Denise Benjamin is a 40-year-old, professional, single woman who wants to realize her dream of having a baby. Married at 30 and divorced at 32, having a baby with her ex-husband was not an option. She never met “the right” guy. And eight years later, she found she had not had the baby she so desperately desired. Now, she is seeking to fulfill her dream. Society, doctors and statistics say she has waited too long. She intends to prove them wrong. Her journey has and continues to test her faith in God. However, she holds strongly to her belief that she will become a single mother by choice!!

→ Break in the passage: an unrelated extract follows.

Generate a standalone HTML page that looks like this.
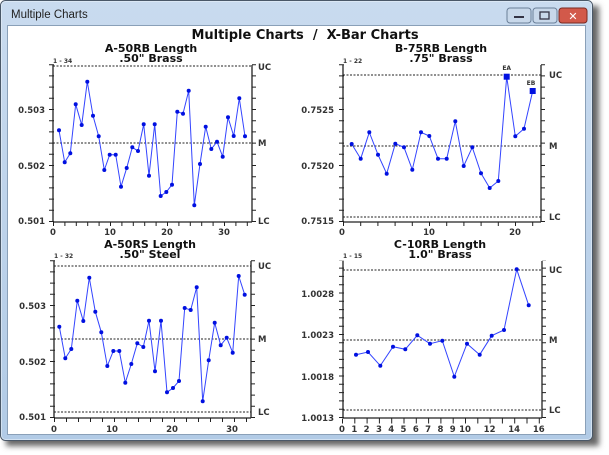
<!DOCTYPE html>
<html><head><meta charset="utf-8"><style>
html,body{margin:0;padding:0;width:609px;height:455px;overflow:hidden;background:#fff}
svg{display:block}
text{font-family:"DejaVu Sans","Liberation Sans",sans-serif;font-weight:bold;fill:#333}
.t{font-size:13px;fill:#111}
.st{font-size:11px;fill:#111}
.l{font-size:8.5px}
.s{font-size:6px}
.ax{stroke:#222;stroke-width:1.3;fill:none}
.dl{stroke:#222;stroke-width:1;stroke-dasharray:2 1.5}
.ser{stroke:#3344ff;stroke-width:1;fill:none}
.pt{fill:#0010e0}
</style></head><body>
<svg width="609" height="455" viewBox="0 0 609 455">
<defs>
<linearGradient id="fr" x1="0" y1="0" x2="0" y2="1"><stop offset="0" stop-color="#c9dbef"/><stop offset="1" stop-color="#b2cbe6"/></linearGradient>
<filter id="sh" x="-5%" y="-5%" width="115%" height="115%"><feGaussianBlur stdDeviation="3"/></filter>
</defs>
<rect x="6" y="6" width="593" height="440" fill="#666" filter="url(#sh)"/>
<rect x="0.5" y="0.5" width="592" height="440" rx="5" fill="url(#fr)" stroke="#4a5868"/>
<rect x="1.5" y="1.5" width="590" height="438" rx="4" fill="none" stroke="#e8f0f8" stroke-opacity="0.6"/>
<text x="11" y="18" style="font-family:'Liberation Sans',sans-serif;font-weight:normal;font-size:11.5px;fill:#222">Multiple Charts</text>
<rect x="507" y="8" width="24" height="15" rx="3" fill="#c8d8ea" stroke="#6a7f98"/>
<rect x="514" y="16" width="10" height="2" fill="#334"/>
<rect x="533" y="8" width="24" height="15" rx="3" fill="#c8d8ea" stroke="#6a7f98"/>
<rect x="540" y="12" width="9" height="7" fill="none" stroke="#334" stroke-width="1.3"/>
<rect x="559" y="8" width="28" height="15" rx="3" fill="#d2594a" stroke="#7a2a22"/>
<text x="573" y="20" text-anchor="middle" style="font-size:11px;fill:#fff">✕</text>
<rect x="7.5" y="25.5" width="578" height="409" fill="#fff" stroke="#8aa0b8"/>

<text class="t" x="305" y="39" text-anchor="middle">Multiple Charts&#160;&#160;/&#160;&#160;X-Bar Charts</text>

<!-- Chart 1 -->
<text class="st" x="151" y="52" text-anchor="middle">A-50RB Length</text>
<text class="st" x="151" y="62" text-anchor="middle">.50" Brass</text>
<text class="s" x="53" y="63">1 - 34</text>
<line class="dl" x1="53" y1="66" x2="252" y2="66"/>
<line class="dl" x1="53" y1="143" x2="252" y2="143"/>
<line class="ax" x1="53" y1="65" x2="53" y2="222"/>
<line class="ax" x1="252" y1="65" x2="252" y2="222"/>
<line class="ax" x1="53" y1="222" x2="252" y2="222"/>
<line x1="51.5" y1="222" x2="51.5" y2="64" stroke="#222" stroke-width="5" stroke-dasharray="1 10.2"/>
<line x1="254" y1="222" x2="254" y2="64" stroke="#222" stroke-width="4" stroke-dasharray="1 10.2"/>
<line x1="53" y1="224" x2="252" y2="224" stroke="#222" stroke-width="4" stroke-dasharray="1 10.4"/>
<text class="l" x="45" y="113" text-anchor="end">0.503</text>
<text class="l" x="45" y="169" text-anchor="end">0.502</text>
<text class="l" x="45" y="224" text-anchor="end">0.501</text>
<text class="l" x="258" y="70">UC</text><text class="l" x="258" y="146">M</text><text class="l" x="258" y="224">LC</text>
<text class="l" x="53" y="235" text-anchor="middle">0</text><text class="l" x="110" y="235" text-anchor="middle">10</text><text class="l" x="167" y="235" text-anchor="middle">20</text><text class="l" x="224" y="235" text-anchor="middle">30</text>
<polyline class="ser" points="59,130.3 64.7,162.3 70.3,153.3 75.7,104.3 81.7,125 87.3,81.7 93,115.7 98.7,136.3 104.3,170 109.7,154.7 115.7,154.7 121,186.7 126.7,168 132.3,147.3 138,151 143.7,124.3 149,175.7 154.7,124.3 160.7,196 166.3,192 172,184.7 177.3,111.7 183,113.7 188.7,90.7 194.3,205.3 200,164 205.7,126.7 211.3,149 217,141.7 222.7,156.7 228,117.3 233.7,136 239.3,98.3 245,136.3"/>
<g class="pt">
<circle cx="59" cy="130.3" r="2"/><circle cx="64.7" cy="162.3" r="2"/><circle cx="70.3" cy="153.3" r="2"/><circle cx="75.7" cy="104.3" r="2"/><circle cx="81.7" cy="125" r="2"/><circle cx="87.3" cy="81.7" r="2"/><circle cx="93" cy="115.7" r="2"/><circle cx="98.7" cy="136.3" r="2"/><circle cx="104.3" cy="170" r="2"/><circle cx="109.7" cy="154.7" r="2"/><circle cx="115.7" cy="154.7" r="2"/><circle cx="121" cy="186.7" r="2"/><circle cx="126.7" cy="168" r="2"/><circle cx="132.3" cy="147.3" r="2"/><circle cx="138" cy="151" r="2"/><circle cx="143.7" cy="124.3" r="2"/><circle cx="149" cy="175.7" r="2"/><circle cx="154.7" cy="124.3" r="2"/><circle cx="160.7" cy="196" r="2"/><circle cx="166.3" cy="192" r="2"/><circle cx="172" cy="184.7" r="2"/><circle cx="177.3" cy="111.7" r="2"/><circle cx="183" cy="113.7" r="2"/><circle cx="188.7" cy="90.7" r="2"/><circle cx="194.3" cy="205.3" r="2"/><circle cx="200" cy="164" r="2"/><circle cx="205.7" cy="126.7" r="2"/><circle cx="211.3" cy="149" r="2"/><circle cx="217" cy="141.7" r="2"/><circle cx="222.7" cy="156.7" r="2"/><circle cx="228" cy="117.3" r="2"/><circle cx="233.7" cy="136" r="2"/><circle cx="239.3" cy="98.3" r="2"/><circle cx="245" cy="136.3" r="2"/>
</g>

<!-- Chart 2 -->
<text class="st" x="441" y="52" text-anchor="middle">B-75RB Length</text>
<text class="st" x="441" y="62" text-anchor="middle">.75" Brass</text>
<text class="s" x="343" y="63">1 - 22</text>
<line class="dl" x1="343" y1="75" x2="541" y2="75"/>
<line class="dl" x1="343" y1="146" x2="541" y2="146"/>
<line class="dl" x1="343" y1="217" x2="541" y2="217"/>
<line class="ax" x1="343" y1="65" x2="343" y2="222"/>
<line class="ax" x1="541" y1="65" x2="541" y2="222"/>
<line class="ax" x1="343" y1="222" x2="541" y2="222"/>
<line x1="341.5" y1="222" x2="341.5" y2="64" stroke="#222" stroke-width="5" stroke-dasharray="1 10.2"/>
<line x1="543" y1="222" x2="543" y2="64" stroke="#222" stroke-width="4" stroke-dasharray="1 10.2"/>
<line x1="343" y1="224" x2="541" y2="224" stroke="#222" stroke-width="4" stroke-dasharray="1 16.2"/>
<text class="l" x="334" y="113" text-anchor="end">0.7525</text>
<text class="l" x="334" y="169" text-anchor="end">0.7520</text>
<text class="l" x="334" y="224" text-anchor="end">0.7515</text>
<text class="l" x="549" y="78">UC</text><text class="l" x="549" y="149">M</text><text class="l" x="549" y="220">LC</text>
<text class="l" x="342" y="235" text-anchor="middle">0</text><text class="l" x="429" y="235" text-anchor="middle">10</text><text class="l" x="515" y="235" text-anchor="middle">20</text>
<text class="s" x="506.7" y="70" text-anchor="middle">EA</text><text class="s" x="531" y="85" text-anchor="middle">EB</text>
<polyline class="ser" points="351.7,144 360.7,158.7 369.3,132.3 378,154.7 386.7,173.7 395.3,143.7 404,147.3 412.3,169.7 421,132.3 429.3,136 438,158.7 446.7,158.7 455.3,121.3 463.7,166 472.3,147.3 481,173.3 489.7,188 498.3,181 506.7,76.7 515.3,136.3 524,128.7 532.7,91"/>
<g class="pt">
<circle cx="351.7" cy="144" r="2"/><circle cx="360.7" cy="158.7" r="2"/><circle cx="369.3" cy="132.3" r="2"/><circle cx="378" cy="154.7" r="2"/><circle cx="386.7" cy="173.7" r="2"/><circle cx="395.3" cy="143.7" r="2"/><circle cx="404" cy="147.3" r="2"/><circle cx="412.3" cy="169.7" r="2"/><circle cx="421" cy="132.3" r="2"/><circle cx="429.3" cy="136" r="2"/><circle cx="438" cy="158.7" r="2"/><circle cx="446.7" cy="158.7" r="2"/><circle cx="455.3" cy="121.3" r="2"/><circle cx="463.7" cy="166" r="2"/><circle cx="472.3" cy="147.3" r="2"/><circle cx="481" cy="173.3" r="2"/><circle cx="489.7" cy="188" r="2"/><circle cx="498.3" cy="181" r="2"/><circle cx="515.3" cy="136.3" r="2"/><circle cx="524" cy="128.7" r="2"/>
<rect x="503.7" y="73.7" width="6" height="6"/><rect x="529.7" y="88" width="6" height="6"/>
</g>

<!-- Chart 3 -->
<text class="st" x="150" y="248" text-anchor="middle">A-50RS Length</text>
<text class="st" x="150" y="258" text-anchor="middle">.50" Steel</text>
<text class="s" x="54" y="258">1 - 32</text>
<line class="dl" x1="54" y1="266" x2="251" y2="266"/>
<line class="dl" x1="54" y1="339" x2="251" y2="339"/>
<line class="dl" x1="54" y1="412" x2="251" y2="412"/>
<line class="ax" x1="54" y1="261" x2="54" y2="418"/>
<line class="ax" x1="251" y1="261" x2="251" y2="418"/>
<line class="ax" x1="54" y1="418" x2="251" y2="418"/>
<line x1="52.5" y1="418" x2="52.5" y2="260" stroke="#222" stroke-width="5" stroke-dasharray="1 10.2"/>
<line x1="253" y1="418" x2="253" y2="260" stroke="#222" stroke-width="4" stroke-dasharray="1 10.2"/>
<line x1="54" y1="420" x2="251" y2="420" stroke="#222" stroke-width="4" stroke-dasharray="1 11"/>
<text class="l" x="46" y="309" text-anchor="end">0.503</text>
<text class="l" x="46" y="365" text-anchor="end">0.502</text>
<text class="l" x="46" y="420" text-anchor="end">0.501</text>
<text class="l" x="258" y="269">UC</text><text class="l" x="258" y="342">M</text><text class="l" x="258" y="415">LC</text>
<text class="l" x="54" y="432" text-anchor="middle">0</text><text class="l" x="112" y="432" text-anchor="middle">10</text><text class="l" x="172" y="432" text-anchor="middle">20</text><text class="l" x="232" y="432" text-anchor="middle">30</text>
<polyline class="ser" points="59.3,326.7 65.3,358.3 71.3,349 77.3,300.7 83.3,321 89.3,277.7 95.3,311.7 101.3,332.3 107.3,366 113.3,351 119.3,351 125.3,382.7 131.3,364 137.3,343.3 143.3,347 149,320.7 155,371.3 161,320.7 167,392.3 173,388 179,381 184.7,308 190.7,310 196.7,287.3 202.7,401.3 208.7,360.3 214.7,322.7 220.7,345.3 226.7,337.7 232.7,352.7 238.7,276 244.7,294.7"/>
<g class="pt">
<circle cx="59.3" cy="326.7" r="2"/><circle cx="65.3" cy="358.3" r="2"/><circle cx="71.3" cy="349" r="2"/><circle cx="77.3" cy="300.7" r="2"/><circle cx="83.3" cy="321" r="2"/><circle cx="89.3" cy="277.7" r="2"/><circle cx="95.3" cy="311.7" r="2"/><circle cx="101.3" cy="332.3" r="2"/><circle cx="107.3" cy="366" r="2"/><circle cx="113.3" cy="351" r="2"/><circle cx="119.3" cy="351" r="2"/><circle cx="125.3" cy="382.7" r="2"/><circle cx="131.3" cy="364" r="2"/><circle cx="137.3" cy="343.3" r="2"/><circle cx="143.3" cy="347" r="2"/><circle cx="149" cy="320.7" r="2"/><circle cx="155" cy="371.3" r="2"/><circle cx="161" cy="320.7" r="2"/><circle cx="167" cy="392.3" r="2"/><circle cx="173" cy="388" r="2"/><circle cx="179" cy="381" r="2"/><circle cx="184.7" cy="308" r="2"/><circle cx="190.7" cy="310" r="2"/><circle cx="196.7" cy="287.3" r="2"/><circle cx="202.7" cy="401.3" r="2"/><circle cx="208.7" cy="360.3" r="2"/><circle cx="214.7" cy="322.7" r="2"/><circle cx="220.7" cy="345.3" r="2"/><circle cx="226.7" cy="337.7" r="2"/><circle cx="232.7" cy="352.7" r="2"/><circle cx="238.7" cy="276" r="2"/><circle cx="244.7" cy="294.7" r="2"/>
</g>

<!-- Chart 4 -->
<text class="st" x="440" y="248" text-anchor="middle">C-10RB Length</text>
<text class="st" x="440" y="258" text-anchor="middle">1.0" Brass</text>
<text class="s" x="343" y="258">1 - 15</text>
<line class="dl" x1="343" y1="270" x2="542" y2="270"/>
<line class="dl" x1="343" y1="340" x2="542" y2="340"/>
<line class="dl" x1="343" y1="410" x2="542" y2="410"/>
<line class="ax" x1="343" y1="261" x2="343" y2="418"/>
<line class="ax" x1="542" y1="261" x2="542" y2="418"/>
<line class="ax" x1="343" y1="418" x2="542" y2="418"/>
<line x1="341.5" y1="418" x2="341.5" y2="260" stroke="#222" stroke-width="5" stroke-dasharray="1 7.3"/>
<line x1="544" y1="418" x2="544" y2="260" stroke="#222" stroke-width="4" stroke-dasharray="1 7.3"/>
<line x1="342" y1="421" x2="542" y2="421" stroke="#222" stroke-width="5" stroke-dasharray="1 11.3"/>
<text class="l" x="334" y="297" text-anchor="end">1.0028</text>
<text class="l" x="334" y="338" text-anchor="end">1.0023</text>
<text class="l" x="334" y="380" text-anchor="end">1.0018</text>
<text class="l" x="334" y="421" text-anchor="end">1.0013</text>
<text class="l" x="549" y="273">UC</text><text class="l" x="549" y="343">M</text><text class="l" x="549" y="413">LC</text>
<g class="l" text-anchor="middle">
<text x="342" y="432">0</text><text x="354.3" y="432">1</text><text x="366.6" y="432">2</text><text x="378.9" y="432">3</text><text x="391.2" y="432">4</text><text x="403.5" y="432">5</text><text x="415.8" y="432">6</text><text x="428.1" y="432">7</text><text x="440.4" y="432">8</text><text x="452.7" y="432">9</text><text x="465" y="432">10</text><text x="489.6" y="432">12</text><text x="514.2" y="432">14</text><text x="538.8" y="432">16</text>
</g>
<polyline class="ser" points="356,354.7 368,352 380.3,365.7 393,346.7 405.3,349.3 417.3,335.3 430,343.7 442.3,340.7 454.3,376.7 467,343.7 479.7,354.7 491.7,335.7 504,330 516.7,269.3 528.7,305.3"/>
<g class="pt">
<circle cx="356" cy="354.7" r="2"/><circle cx="368" cy="352" r="2"/><circle cx="380.3" cy="365.7" r="2"/><circle cx="393" cy="346.7" r="2"/><circle cx="405.3" cy="349.3" r="2"/><circle cx="417.3" cy="335.3" r="2"/><circle cx="430" cy="343.7" r="2"/><circle cx="442.3" cy="340.7" r="2"/><circle cx="454.3" cy="376.7" r="2"/><circle cx="467" cy="343.7" r="2"/><circle cx="479.7" cy="354.7" r="2"/><circle cx="491.7" cy="335.7" r="2"/><circle cx="504" cy="330" r="2"/><circle cx="516.7" cy="269.3" r="2"/><circle cx="528.7" cy="305.3" r="2"/>
</g>
</svg>
</body></html>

She has created a private Facebook group named “Single Moms and Singles Trying To Conceive.” The purpose of the group is for single women to support and give advice to each other, as they walk the road to single motherhood. If you would like to join this group, please contact her at firstname.lastname@example.org. She welcomes to the group any single woman who: (1) is a mother already or (2) is trying to conceive or adopt.
In Denise’s Words
I’m 40 years old. That’s right, 40. Or shall I say, the Big 4-0? What about Over Hill? Or Past My Prime? These little tidbits reveal society’s negative attitude toward women my age. I disagree wholeheartedly with this rather denigrating view of us women who have reached the fabulous age of 40. In fact, as a professional, single woman who works out, eats well and takes care of myself, I feel I look pretty good for my age. Strangers usually mistake me for a woman who is 30 to 35 years old. Unfortunately, when it comes to having a baby, biology, statistics and my doctors tend to side with society and predict the chances of my getting pregnant are quite slim. However, I intend to prove them all wrong. Come, walk with me through my journey, as I seek to defy the odds and conceive my first child at the age of 40.

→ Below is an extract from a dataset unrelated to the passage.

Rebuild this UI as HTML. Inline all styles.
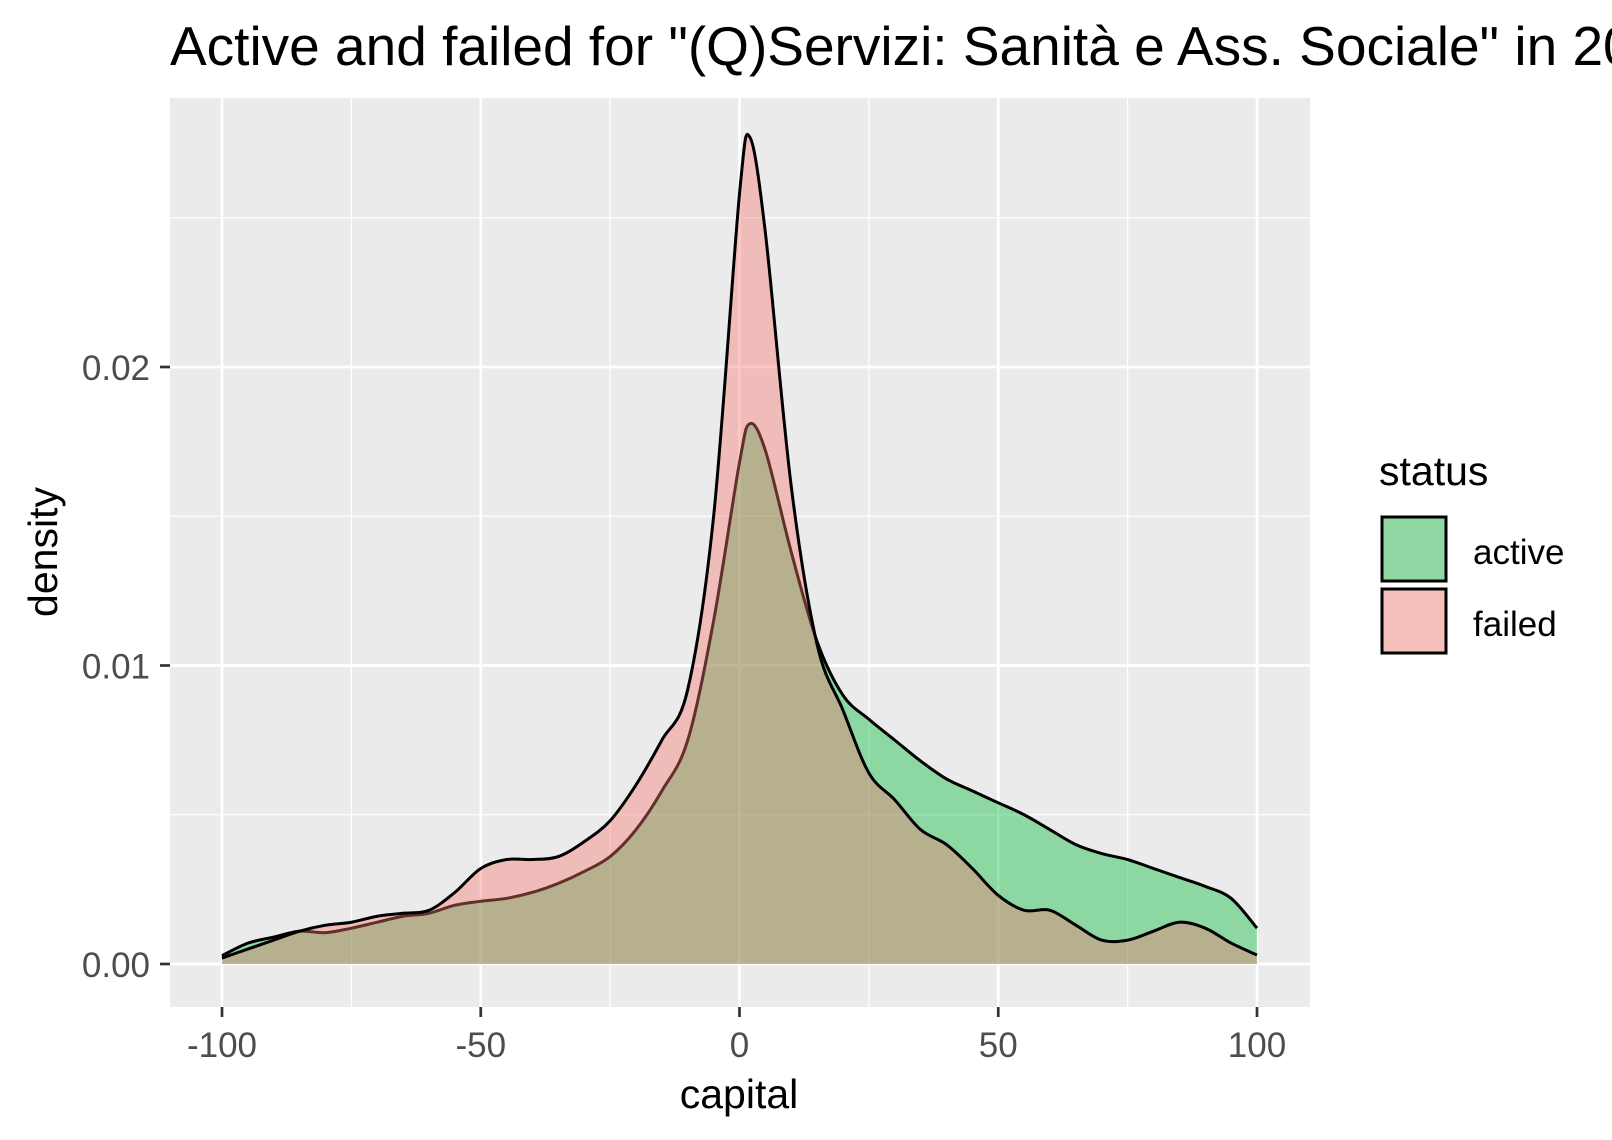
<!DOCTYPE html>
<html><head><meta charset="utf-8"><style>html,body{margin:0;padding:0;background:#fff;}svg{display:block;font-family:"Liberation Sans",Arial,sans-serif;}</style></head>
<body>
<svg id="chart" width="1612" height="1140" viewBox="0 0 1612 1140">
<text x="170" y="65" font-size="55" fill="#000">Active and failed for "(Q)Servizi: Sanità e Ass. Sociale" in 2019</text>
<rect x="170" y="98" width="1140" height="909" fill="#EBEBEB"/>
<g id="grid"></g>
<g id="series"></g>
<g id="axes"></g>
<text x="739" y="1108" font-size="41" text-anchor="middle" fill="#000">capital</text>
<text transform="translate(57,552) rotate(-90)" font-size="41" text-anchor="middle" fill="#000">density</text>
<g>
<text x="1379" y="485" font-size="41" fill="#000">status</text>
<rect x="1382" y="517" width="64" height="64" fill="#8fd7a3" stroke="#000" stroke-width="3"/>
<text x="1473" y="564" font-size="35" fill="#000">active</text>
<rect x="1382" y="589" width="64" height="64" fill="#f4c0bb" stroke="#000" stroke-width="3"/>
<text x="1473" y="636" font-size="35" fill="#000">failed</text>
</g>
</svg>
<script>
const xs = [-100,-95,-90,-85,-80,-75,-70,-65,-60,-55,-50,-45,-40,-35,-30,-25,-20,-15,-10,-5,0,2,5,10,15,20,25,30,35,40,45,50,55,60,65,70,75,80,85,90,95,100];
const activeDensity = [0.00028,0.0007,0.0009,0.0011,0.00105,0.0012,0.0014,0.0016,0.0017,0.00197,0.0021,0.0022,0.0024,0.0027,0.0031,0.0036,0.0045,0.0058,0.0075,0.0115,0.0168,0.0181,0.0172,0.0138,0.0108,0.009,0.0082,0.0075,0.0068,0.0062,0.0058,0.0054,0.005,0.0045,0.004,0.0037,0.0035,0.0032,0.0029,0.0026,0.0022,0.0012];
const failedDensity = [0.0002,0.0005,0.0008,0.0011,0.0013,0.0014,0.0016,0.0017,0.0018,0.0024,0.0032,0.0035,0.0035,0.0036,0.0041,0.0048,0.006,0.0075,0.0092,0.015,0.0258,0.0277,0.0245,0.016,0.0107,0.0085,0.0064,0.0055,0.0045,0.004,0.0032,0.0023,0.0018,0.0018,0.0013,0.0008,0.0008,0.0011,0.0014,0.0012,0.0007,0.0003];
const xTicks = [-100,-50,0,50,100];
const xTickLabels = ["-100","-50","0","50","100"];
const xMinor = [-75,-25,25,75];
const yTicks = [0,0.01,0.02];
const yTickLabels = ["0.00","0.01","0.02"];
const yMinor = [0.005,0.015,0.025];

const NS="http://www.w3.org/2000/svg";
const X = v => 739.5 + v*5.175;
const Y = v => 964 - v*29850;
const PL=170, PR=1310, PT=98, PB=1007;
function mk(tag, attrs, parent){const e=document.createElementNS(NS,tag);for(const k in attrs)e.setAttribute(k,attrs[k]);parent.appendChild(e);return e;}
const grid=document.getElementById('grid'), axes=document.getElementById('axes'), series=document.getElementById('series');
xMinor.forEach(v=>{const l=mk('line',{x1:X(v),x2:X(v),y1:PT,y2:PB,stroke:'#fff','stroke-width':1.3},grid);

});
yMinor.forEach(v=>{const l=mk('line',{x1:PL,x2:PR,y1:Y(v),y2:Y(v),stroke:'#fff','stroke-width':1.3},grid);

});
xTicks.forEach((v,i)=>{const l=mk('line',{x1:X(v),x2:X(v),y1:PT,y2:PB,stroke:'#fff','stroke-width':2.7},grid);


const t=mk('line',{x1:X(v),x2:X(v),y1:PB,y2:PB+10,stroke:'#333','stroke-width':2.7},axes);


const tx=mk('text',{x:X(v),y:1057,'font-size':35,'text-anchor':'middle',fill:'#4D4D4D'},axes);tx.textContent=xTickLabels[i];

});
yTicks.forEach((v,i)=>{const l=mk('line',{x1:PL,x2:PR,y1:Y(v),y2:Y(v),stroke:'#fff','stroke-width':2.7},grid);


const t=mk('line',{x1:PL-10,x2:PL,y1:Y(v),y2:Y(v),stroke:'#333','stroke-width':2.7},axes);


const tx=mk('text',{x:150,y:Y(v)+13,'font-size':35,'text-anchor':'end',fill:'#4D4D4D'},axes);tx.textContent=yTickLabels[i];

});
function smooth(pts){let d=`M${pts[0][0]},${pts[0][1]}`;for(let i=0;i<pts.length-1;i++){const p0=pts[i-1]||pts[i],p1=pts[i],p2=pts[i+1],p3=pts[i+2]||p2;
const c1=[p1[0]+(p2[0]-p0[0])/6,p1[1]+(p2[1]-p0[1])/6],c2=[p2[0]-(p3[0]-p1[0])/6,p2[1]-(p3[1]-p1[1])/6];
d+=` C${c1[0]},${c1[1]} ${c2[0]},${c2[1]} ${p2[0]},${p2[1]}`;}return d;}
function draw(vals,fill,name){const pts=xs.map((x,i)=>[X(x),Y(vals[i])]);const line=smooth(pts);
const a=mk('path',{d:line+` L${X(xs[xs.length-1])},${Y(0)} L${X(xs[0])},${Y(0)} Z`,fill:fill,'fill-opacity':0.4,stroke:'none'},series);


const l=mk('path',{d:line,fill:'none',stroke:'#000','stroke-width':3,'stroke-linejoin':'round'},series);

}
draw(activeDensity,'#00BA38','active-density');
draw(failedDensity,'#F8766D','failed-density');
</script>
</body></html>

My journey began in April 2010, when I visited my OB/GYN. As the nurse took my blood pressure, I exclaimed, “This is the third time I’ve been here in three months with the same issue. I’m So Over It. You guys have to do something!!!” Having heard my conversation with the nurse, the doctor examined me with a critical eye. Then, he uttered the words that began my journey to motherhood. ”How attached are you to your uterus,” he asked. Stunned, I stared at him in disbelief and resisted the urge to fire back, “How attached are you to your penis?”
The doctor went on to explain that my problems were being caused by fibroids (benign tumors of the uterus), which had grown back after having the buggers removed eight years ago. He wanted to remove my uterus, which would get rid of the fibroids and thus, the problem. “But, I haven’t had a baby yet,” I said, my voice rife with emotion. As the doctor glanced at my birth date on my chart, he asked what I’m waiting for because I’ll be forty the following month. In his estimation, if I wanted children, I needed to act now.
I left the doctor’s office in tears. My fibroids were back. They were causing problems with my body and possibly with getting pregnant—Period. Would I make a good mother? Could I do it alone? I’d just ended a relationship. Maybe I should try to make things work with him. Should I or shouldn’t I? Who’s going to be there to help me? How will I do this? Have I waited too long? Am I too old? Are my eggs still good? So, many questions.
I called my best friend in tears. We discussed my visit with the doctor. As I listened to her voice of reason and her suggestion that I pray, I calmed down. I prayed and consulted God. About a week later, the decision was made: I would have a baby. A year, a painful surgery and two Intrauterine Inseminations later, I’m not pregnant, but I haven’t given up. Nor will I. My quest to have a baby continues. Join me each week as my journey unfolds.